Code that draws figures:
————————

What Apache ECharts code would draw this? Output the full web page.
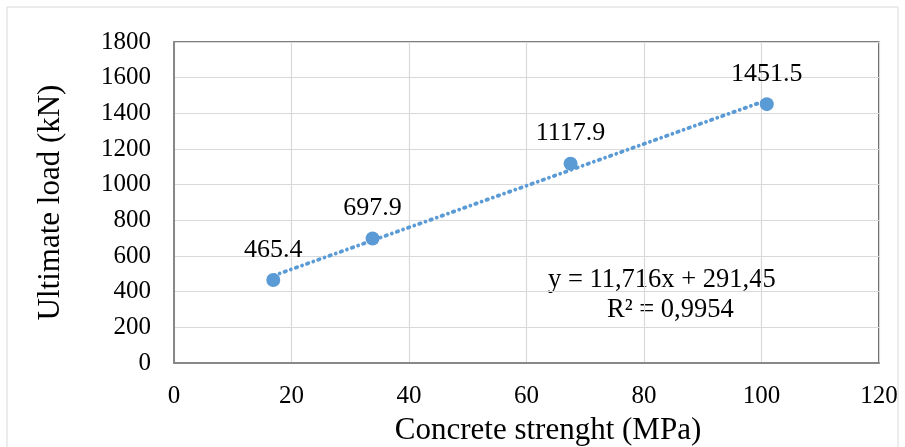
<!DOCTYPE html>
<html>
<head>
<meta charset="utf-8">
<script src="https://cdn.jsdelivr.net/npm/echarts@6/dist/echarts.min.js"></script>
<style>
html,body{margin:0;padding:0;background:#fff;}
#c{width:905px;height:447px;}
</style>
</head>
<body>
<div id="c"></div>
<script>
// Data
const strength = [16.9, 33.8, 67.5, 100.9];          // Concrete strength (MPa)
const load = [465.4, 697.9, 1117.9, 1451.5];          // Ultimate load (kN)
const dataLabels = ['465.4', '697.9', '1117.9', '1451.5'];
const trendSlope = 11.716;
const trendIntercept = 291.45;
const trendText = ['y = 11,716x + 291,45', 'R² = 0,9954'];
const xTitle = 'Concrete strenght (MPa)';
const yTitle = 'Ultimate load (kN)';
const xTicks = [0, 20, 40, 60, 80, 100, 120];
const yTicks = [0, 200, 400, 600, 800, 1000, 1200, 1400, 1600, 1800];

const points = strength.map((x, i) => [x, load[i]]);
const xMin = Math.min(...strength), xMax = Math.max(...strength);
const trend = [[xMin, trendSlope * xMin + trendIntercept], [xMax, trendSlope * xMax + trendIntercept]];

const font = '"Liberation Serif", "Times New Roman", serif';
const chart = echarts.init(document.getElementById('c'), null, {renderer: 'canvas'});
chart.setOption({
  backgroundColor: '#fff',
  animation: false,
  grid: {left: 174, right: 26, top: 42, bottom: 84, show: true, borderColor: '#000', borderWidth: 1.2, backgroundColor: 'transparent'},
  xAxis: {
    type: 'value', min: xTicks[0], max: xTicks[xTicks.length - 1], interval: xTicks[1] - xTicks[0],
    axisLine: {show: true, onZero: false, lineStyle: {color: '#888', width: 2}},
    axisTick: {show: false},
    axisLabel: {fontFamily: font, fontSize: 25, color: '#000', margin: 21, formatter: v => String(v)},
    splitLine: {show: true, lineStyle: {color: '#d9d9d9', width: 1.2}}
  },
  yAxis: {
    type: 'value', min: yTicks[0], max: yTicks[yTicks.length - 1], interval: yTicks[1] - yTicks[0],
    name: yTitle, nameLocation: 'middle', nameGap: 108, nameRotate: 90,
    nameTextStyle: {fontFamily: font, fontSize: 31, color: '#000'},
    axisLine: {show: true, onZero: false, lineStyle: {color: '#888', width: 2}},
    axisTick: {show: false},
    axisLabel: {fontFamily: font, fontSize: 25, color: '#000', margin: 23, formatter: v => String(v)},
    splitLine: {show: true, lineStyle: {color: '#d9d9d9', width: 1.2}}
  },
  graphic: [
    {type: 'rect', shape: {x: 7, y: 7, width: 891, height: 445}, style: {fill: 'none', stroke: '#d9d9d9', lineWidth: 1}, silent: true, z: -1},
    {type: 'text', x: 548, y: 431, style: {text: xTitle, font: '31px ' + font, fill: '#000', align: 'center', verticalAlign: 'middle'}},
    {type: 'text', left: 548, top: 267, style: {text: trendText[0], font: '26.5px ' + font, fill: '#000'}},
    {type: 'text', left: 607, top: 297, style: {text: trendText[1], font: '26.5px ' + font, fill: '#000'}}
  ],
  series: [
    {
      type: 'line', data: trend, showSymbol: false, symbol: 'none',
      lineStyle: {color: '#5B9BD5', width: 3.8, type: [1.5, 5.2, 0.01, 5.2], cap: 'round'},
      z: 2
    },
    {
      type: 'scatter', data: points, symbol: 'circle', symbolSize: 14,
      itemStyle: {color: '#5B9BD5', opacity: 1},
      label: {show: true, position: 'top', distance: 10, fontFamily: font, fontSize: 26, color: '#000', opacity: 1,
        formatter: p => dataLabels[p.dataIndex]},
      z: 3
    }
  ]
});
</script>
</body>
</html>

————————

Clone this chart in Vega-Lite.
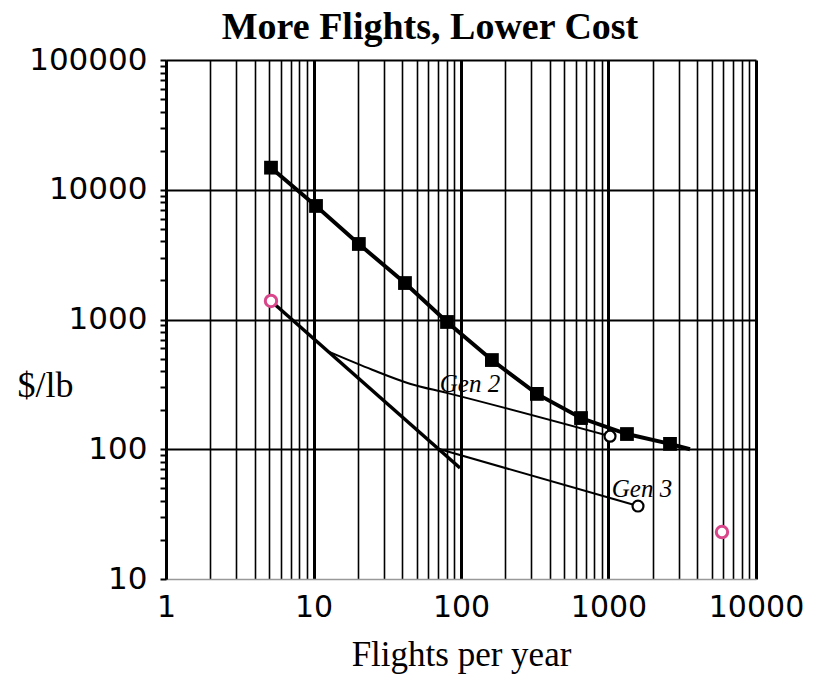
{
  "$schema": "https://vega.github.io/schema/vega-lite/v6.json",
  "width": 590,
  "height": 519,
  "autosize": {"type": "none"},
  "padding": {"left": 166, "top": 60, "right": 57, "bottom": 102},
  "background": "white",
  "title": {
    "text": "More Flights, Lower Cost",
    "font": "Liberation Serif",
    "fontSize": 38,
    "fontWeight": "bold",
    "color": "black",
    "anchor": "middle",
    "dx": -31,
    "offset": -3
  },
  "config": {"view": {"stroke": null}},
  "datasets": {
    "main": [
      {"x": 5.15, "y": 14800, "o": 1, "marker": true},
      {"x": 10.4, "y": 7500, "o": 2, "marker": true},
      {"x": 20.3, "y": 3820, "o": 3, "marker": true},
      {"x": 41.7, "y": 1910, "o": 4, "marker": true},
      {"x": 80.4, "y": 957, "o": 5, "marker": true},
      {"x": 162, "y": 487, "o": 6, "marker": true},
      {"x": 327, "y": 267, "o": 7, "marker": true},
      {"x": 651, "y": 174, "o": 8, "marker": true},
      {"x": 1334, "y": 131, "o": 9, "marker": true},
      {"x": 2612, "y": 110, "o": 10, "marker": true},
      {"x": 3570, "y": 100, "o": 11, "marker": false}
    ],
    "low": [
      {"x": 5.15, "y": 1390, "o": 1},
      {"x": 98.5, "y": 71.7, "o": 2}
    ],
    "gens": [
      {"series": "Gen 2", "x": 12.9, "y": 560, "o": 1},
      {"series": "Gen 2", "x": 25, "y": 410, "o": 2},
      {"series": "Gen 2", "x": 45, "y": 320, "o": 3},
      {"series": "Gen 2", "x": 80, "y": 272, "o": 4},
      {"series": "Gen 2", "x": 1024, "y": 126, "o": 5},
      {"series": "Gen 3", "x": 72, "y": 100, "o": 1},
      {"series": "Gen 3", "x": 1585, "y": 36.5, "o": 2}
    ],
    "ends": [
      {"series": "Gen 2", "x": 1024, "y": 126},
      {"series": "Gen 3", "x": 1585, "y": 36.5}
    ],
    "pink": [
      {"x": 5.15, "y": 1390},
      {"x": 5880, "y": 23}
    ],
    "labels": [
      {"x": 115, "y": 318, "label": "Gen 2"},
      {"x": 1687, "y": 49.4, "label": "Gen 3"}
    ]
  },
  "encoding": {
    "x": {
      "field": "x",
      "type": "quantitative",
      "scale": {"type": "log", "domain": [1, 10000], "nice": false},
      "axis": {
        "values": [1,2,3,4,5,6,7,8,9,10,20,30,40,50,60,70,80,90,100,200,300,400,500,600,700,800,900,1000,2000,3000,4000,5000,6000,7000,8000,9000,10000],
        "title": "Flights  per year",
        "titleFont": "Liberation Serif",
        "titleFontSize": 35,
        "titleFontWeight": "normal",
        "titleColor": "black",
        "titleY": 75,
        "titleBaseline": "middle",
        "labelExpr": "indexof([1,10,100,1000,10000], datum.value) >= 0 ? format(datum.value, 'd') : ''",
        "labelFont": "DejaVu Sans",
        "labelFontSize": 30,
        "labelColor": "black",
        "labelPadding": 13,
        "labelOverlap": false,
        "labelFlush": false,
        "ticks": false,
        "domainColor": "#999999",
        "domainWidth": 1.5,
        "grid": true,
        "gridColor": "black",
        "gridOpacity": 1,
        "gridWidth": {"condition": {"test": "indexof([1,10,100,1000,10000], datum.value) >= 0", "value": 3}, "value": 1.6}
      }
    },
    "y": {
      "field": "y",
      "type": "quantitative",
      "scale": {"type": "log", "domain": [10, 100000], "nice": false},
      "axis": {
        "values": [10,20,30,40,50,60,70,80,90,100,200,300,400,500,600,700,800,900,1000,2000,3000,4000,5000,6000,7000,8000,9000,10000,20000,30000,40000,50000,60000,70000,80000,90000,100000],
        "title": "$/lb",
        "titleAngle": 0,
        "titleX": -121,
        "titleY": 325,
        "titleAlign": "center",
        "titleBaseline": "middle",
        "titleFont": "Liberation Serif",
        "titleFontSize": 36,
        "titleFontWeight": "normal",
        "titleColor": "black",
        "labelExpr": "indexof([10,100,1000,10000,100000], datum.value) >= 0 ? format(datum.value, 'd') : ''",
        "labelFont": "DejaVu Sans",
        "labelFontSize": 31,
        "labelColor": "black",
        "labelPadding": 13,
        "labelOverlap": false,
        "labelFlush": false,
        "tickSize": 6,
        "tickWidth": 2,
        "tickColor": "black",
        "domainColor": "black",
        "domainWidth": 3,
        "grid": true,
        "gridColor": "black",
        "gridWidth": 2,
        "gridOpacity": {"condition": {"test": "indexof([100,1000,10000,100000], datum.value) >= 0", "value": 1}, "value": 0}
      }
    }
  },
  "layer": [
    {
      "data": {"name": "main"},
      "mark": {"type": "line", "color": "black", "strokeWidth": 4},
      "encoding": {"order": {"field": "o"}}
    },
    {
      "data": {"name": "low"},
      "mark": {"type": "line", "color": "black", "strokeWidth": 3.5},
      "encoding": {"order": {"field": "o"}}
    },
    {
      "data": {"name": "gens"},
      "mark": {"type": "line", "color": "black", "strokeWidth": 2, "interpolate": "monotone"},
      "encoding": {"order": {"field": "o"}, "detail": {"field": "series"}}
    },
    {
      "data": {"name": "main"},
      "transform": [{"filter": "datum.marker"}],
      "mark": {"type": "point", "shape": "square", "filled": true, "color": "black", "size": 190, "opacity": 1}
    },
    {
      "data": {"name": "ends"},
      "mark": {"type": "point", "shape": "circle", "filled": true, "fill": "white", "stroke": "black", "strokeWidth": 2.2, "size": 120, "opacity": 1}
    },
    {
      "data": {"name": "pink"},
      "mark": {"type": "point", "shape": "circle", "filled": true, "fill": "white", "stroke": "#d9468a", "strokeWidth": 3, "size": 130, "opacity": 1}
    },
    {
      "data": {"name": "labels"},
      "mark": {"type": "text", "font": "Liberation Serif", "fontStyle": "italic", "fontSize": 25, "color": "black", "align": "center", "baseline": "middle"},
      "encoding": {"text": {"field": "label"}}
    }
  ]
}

————————

Given exercise: From the listing above, repeat only the lines between the line containing "What Apache ECharts" and the line containing "const trend = [[xMin, trendSlope", those two included. Pictures are not part of the copy.

The response:
What Apache ECharts code would draw this? Output the full web page.
<!DOCTYPE html>
<html>
<head>
<meta charset="utf-8">
<script src="https://cdn.jsdelivr.net/npm/echarts@6/dist/echarts.min.js"></script>
<style>
html,body{margin:0;padding:0;background:#fff;}
#c{width:905px;height:447px;}
</style>
</head>
<body>
<div id="c"></div>
<script>
// Data
const strength = [16.9, 33.8, 67.5, 100.9];          // Concrete strength (MPa)
const load = [465.4, 697.9, 1117.9, 1451.5];          // Ultimate load (kN)
const dataLabels = ['465.4', '697.9', '1117.9', '1451.5'];
const trendSlope = 11.716;
const trendIntercept = 291.45;
const trendText = ['y = 11,716x + 291,45', 'R² = 0,9954'];
const xTitle = 'Concrete strenght (MPa)';
const yTitle = 'Ultimate load (kN)';
const xTicks = [0, 20, 40, 60, 80, 100, 120];
const yTicks = [0, 200, 400, 600, 800, 1000, 1200, 1400, 1600, 1800];

const points = strength.map((x, i) => [x, load[i]]);
const xMin = Math.min(...strength), xMax = Math.max(...strength);
const trend = [[xMin, trendSlope * xMin + trendIntercept], [xMax, trendSlope * xMax + trendIntercept]];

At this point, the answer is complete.